Why this identity matters

You will meet this identity over and over in JEE problems. It is the swiss-army knife for any question involving three variables that sum to zero, three roots of a depressed cubic, or symmetric expressions in three unknowns. It also gives the slickest proof of three-variable AM-GM, which is itself a workhorse for inequality problems.

The deeper reason it is "beautiful": it bridges algebra (a polynomial identity), inequality theory (a sum of squares), and the Factor Theorem (the substitution argument that forced x + y + z to be a factor). One identity, three different mathematical traditions speaking through it.

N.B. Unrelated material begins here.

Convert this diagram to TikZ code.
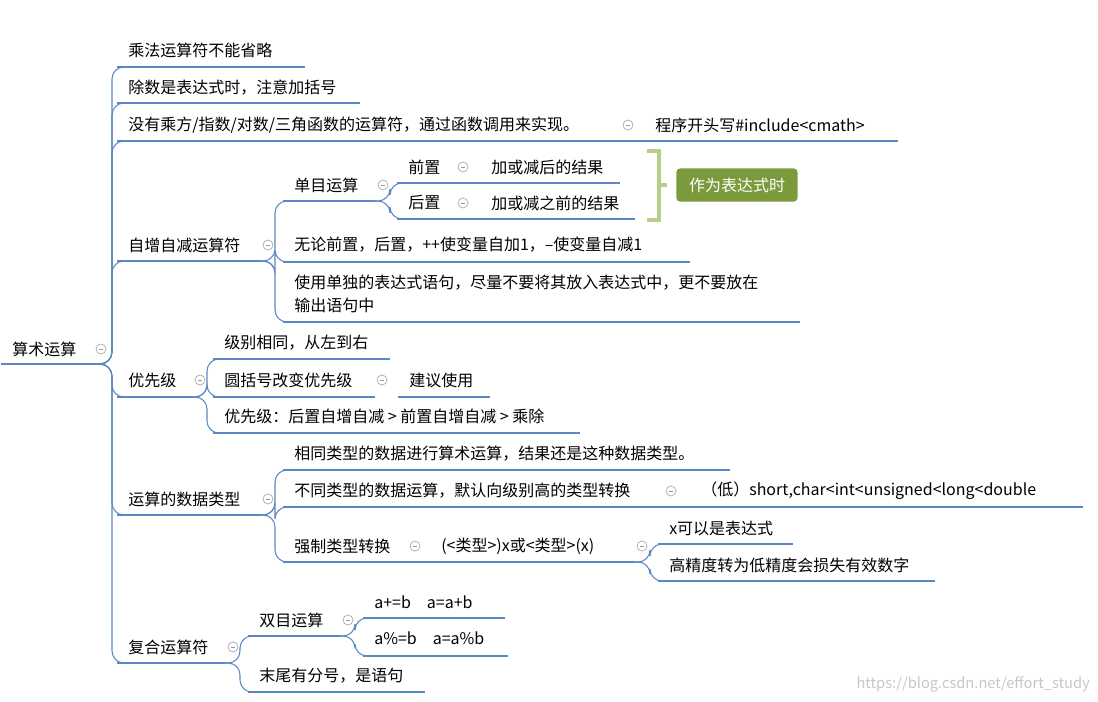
\documentclass[tikz,border=0pt]{standalone}
\usepackage{fontspec}
\setmainfont{Noto Sans CJK SC}
\usetikzlibrary{calc}
\definecolor{ub}{HTML}{5B87C2}
\definecolor{gr}{HTML}{7A9A3C}
\definecolor{lg}{HTML}{B5CF8A}
\tikzset{
 uline/.style={ub,line width=2.2pt},
 conn/.style={ub,line width=0.8pt,rounded corners=9},
 txt/.style={anchor=west,inner sep=0pt,font=\fontsize{12}{17}\selectfont,align=left},
 icon/.style={circle,draw=gray!70,line width=0.5pt,minimum size=7.5pt,inner sep=0pt,
   path picture={\draw[gray!80,line width=0.5pt] ([xshift=-1.8pt]path picture bounding box.center)--([xshift=1.8pt]path picture bounding box.center);}}
}
\newcommand\mn[6]{%
 \coordinate (#1-s) at (#2,#4); \coordinate (#1-e) at (#3,#4);
 \draw[uline] (#1-s) -- (#1-e);
 \node[txt] (#1) at (#2+11,#5) {#6};}
\newcommand\cn[3]{\draw[conn] let \p1=(#2-s) in (#1-e) -| (#3,\y1) -- (#2-s);}
\newcommand\ic[3]{\node[icon] (#1) at (#2,#3) {};}
\begin{document}
\begin{tikzpicture}[x=0.75pt,y=-0.75pt]
\useasboundingbox (0,0) rectangle (1098,702);
% root
\mn{root}{1}{95}{364}{349}{算术运算}
\node[txt] at (12,349) {};
\ic{ir}{101}{349}
% level 1
\mn{a}{117}{305}{67}{50}{乘法运算符不能省略}
\mn{b}{117}{360}{103}{88}{除数是表达式时，注意加括号}
\mn{c}{117}{620}{141}{125}{没有乘方/指数/对数/三角函数的运算符，通过函数调用来实现。}
\ic{ic}{628}{125}
\mn{c1}{644}{898}{141}{125}{程序开头写\#include<cmath>}
\mn{d}{117}{260}{261}{245}{自增自减运算符}
\ic{id}{268}{245}
\mn{e}{117}{193}{397}{380}{优先级}
\ic{ie}{200}{380}
\mn{f}{117}{260}{515}{499}{运算的数据类型}
\ic{if}{268}{499}
\mn{g}{117}{225}{663}{647}{复合运算符}
\ic{ig}{233}{647}
\foreach \k in {a,b,c,d,e,f,g}{\cn{root}{\k}{112}}
\draw[conn] (c-e) -- (c1-s);
% 自增自减
\mn{d1}{283}{375}{201}{185}{单目运算}
\ic{id1}{383}{185}
\mn{d11}{397}{480}{183}{167}{前置}
\ic{id11}{463}{167}
\mn{d111}{480}{620}{183}{167}{加或减后的结果}
\mn{d12}{397}{480}{219}{203}{后置}
\ic{id12}{463}{203}
\mn{d121}{480}{635}{219}{203}{加或减之前的结果}
\mn{d2}{283}{690}{262}{245}{无论前置，后置，++使变量自加1，--使变量自减1}
\mn{d3}{283}{800}{322}{294}{使用单独的表达式语句，尽量不要将其放入表达式中，更不要放在\\输出语句中}
\foreach \k in {d1,d2,d3}{\cn{d}{\k}{275}}
\foreach \k in {d11,d12}{\cn{d1}{\k}{390}}
% bracket
\draw[lg,line width=2.5pt] (647,151) -- (659,151) -- (659,220) -- (647,220);
\draw[lg,line width=2.5pt] (659,185) -- (667,185);
\node[fill=gr,rounded corners=3pt,minimum width=91pt,minimum height=25pt,inner sep=0pt,text=white,font=\fontsize{12}{14}\selectfont\itshape] (lab) at (737,185) {作为表达式时};
% 优先级
\mn{e1}{213}{390}{359}{343}{级别相同，从左到右}
\mn{e2}{213}{375}{397}{380}{圆括号改变优先级}
\ic{ie2}{382}{380}
\mn{e21}{398}{490}{397}{380}{建议使用}
\mn{e3}{213}{580}{433}{416}{优先级：后置自增自减 > 前置自增自减 > 乘除}
\foreach \k in {e1,e2,e3}{\cn{e}{\k}{207}}
% 数据类型
\mn{f1}{283}{730}{470}{454}{相同类型的数据进行算术运算，结果还是这种数据类型。}
\mn{f2}{283}{660}{507}{491}{不同类型的数据运算，默认向级别高的类型转换}
\ic{if2}{671}{491}
\mn{f21}{690}{1083}{507}{491}{（低）short,char<int<unsigned<long<double}
\mn{f3}{283}{403}{562}{546}{强制类型转换}
\ic{if3}{415}{546}
\mn{f31}{430}{635}{562}{546}{(<类型>)x或<类型>(x)}
\ic{if31}{642}{546}
\mn{f311}{658}{793}{544}{528}{x可以是表达式}
\mn{f312}{658}{935}{581}{565}{高精度转为低精度会损失有效数字}
\foreach \k in {f1,f2,f3}{\cn{f}{\k}{275}}
\draw[conn] (f2-e) -- (f21-s);
\draw[conn] (f3-e) -- (f31-s);
\foreach \k in {f311,f312}{\cn{f31}{\k}{650}}
% 复合
\mn{g1}{248}{340}{636}{620}{双目运算}
\ic{ig1}{348}{620}
\mn{g11}{363}{505}{618}{602}{a+=b\quad a=a+b}
\mn{g12}{363}{508}{656}{638}{a\%=b\quad a=a\%b}
\mn{g2}{248}{425}{692}{676}{末尾有分号，是语句}
\foreach \k in {g1,g2}{\cn{g}{\k}{240}}
\foreach \k in {g11,g12}{\cn{g1}{\k}{355}}
\node[anchor=east,inner sep=0pt,text=gray!45,font=\fontsize{11}{13}\selectfont] (wm) at (1090,684) {https://blog.csdn.net/effort\_study};
\end{tikzpicture}
\end{document}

That is why it is worth knowing by heart.

If you want to dig further into how the squared-differences trick generalises, see Sum of Squares Form and the related identities at Algebraic Identities.

References

  1. Factor Theorem (Wikipedia) — the substitution argument used to force x + y + z as a factor.
  2. AM-GM Inequality (Wikipedia) — the inequality that drops out of the squared-differences form.
  3. Symmetric Polynomials (Wikipedia) — why the second factor must be symmetric.
  4. Newton's Identities — generalises the relationship between power sums like x^3+y^3+z^3 and elementary symmetric polynomials.